Вступаем на деревянный и старенький мост. «Слабоват, — оценивает Пожогин. —
Перед таким мостом плацдарм должен быть надежным и крепким!» — «Это, между
прочим, единственная переправа на всю округу. Так что сделаем вывод, товарищи!» —
отозвался политрук.
...Утро застает нас в замаскированных окопах, отрытых на невысоком косогоре.
Сверяясь с топокартами, осматриваем местность, намечаем ориентиры.
Перед нами широкая равнина, на которой, переливаясь на ветру, колосится
высокая рожь. Это, вижу, особенно взволновало Пожогина. Осматривая хлебные нивы в
бинокль, он сокрушается:
— В такое время, подлецы, войну затеяли! Пропадет добро зря. Ведь какой
урожай вызревает!
По сторонам поле окаймляют дороги, а за ними — и справа, и слева — тянутся
лесные массивы. Но вот они словно ожили — взошло солнце, позолотило купол
далекой церквушки и заиграло лучами по полю и нашему [50] взгорью. Вскоре на
дороге показалась повозка, за ней — другая, третья... Целая вереница выползла из леса.
Судя по одежде — беженцы.
— Вести наблюдение! — приказал командир батареи.
Повозки приблизились к мосту. Там — наше охранение. Застучали дробно колеса
по настилу. Значит, все в порядке.
Сохранить до поры до времени наше боевое расположение в секрете, чтобы
встретить врага огнем в упор и бить наверняка,—одна из наших задач. Но противник
неожиданно сам открыл сильный артиллерийский огонь. Снаряды ложились вблизи
окопов и пулеметных гнезд. Вжавшись в укрытия, бойцы и командиры глубже
нахлобучивали каски, а ефрейтор Морозов, когда ухали разрывы, пробовал шутить:
— Ты поверь, что все дрожит, как летит шестидюймовый!
Командир батареи, направив бинокль в одну точку, вдруг воскликнул с досадой:
— Конечно, огонь корректируется с колокольни! Преимущество высот очевидное.

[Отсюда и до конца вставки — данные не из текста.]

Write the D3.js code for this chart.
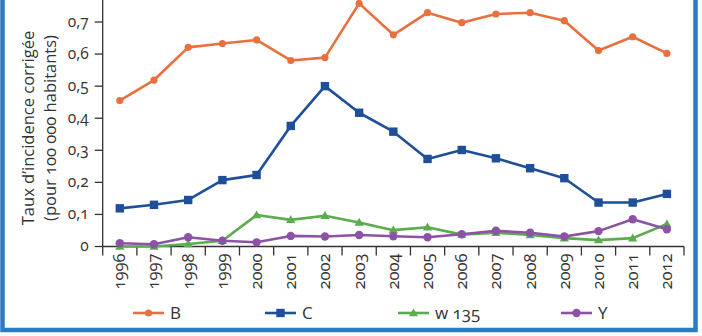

Снова пролетели над головами снаряды. Закачало из стороны в сторону окоп. Где-
то послышались стоны раненых. И сразу наступила тишина. Остро пахло гарью.
— Теперь, гляди, атака последует! — крикнули за нашим бруствером.
Она в самом деле не заставила ждать. Колонной двигались фашисты по дороге,
что огибала косогор слева. Шли танкетки, за ними — автомашины с пехотой, гарцевали
кавалеристы. А на дороге справа опять появились повозки с беженцами!
— Это, должен сказать, странное совпадение. Или задуманная провокация, —
заметил Григорьев. В этот момент из колонны фашистов вырвалась кавалькада
всадников и понеслась через поле, что-то крича и стреляя на ходу. Беженцы бросились в
лес.
И вдруг — что это? Позади немецкой колонны разразилась пулеметная стрельба.
Затем один за другим ахнули орудийные выстрелы и разрывы встали возле танкеток. Из
лесных зарослей показался танк и пошел на сближение с колонной.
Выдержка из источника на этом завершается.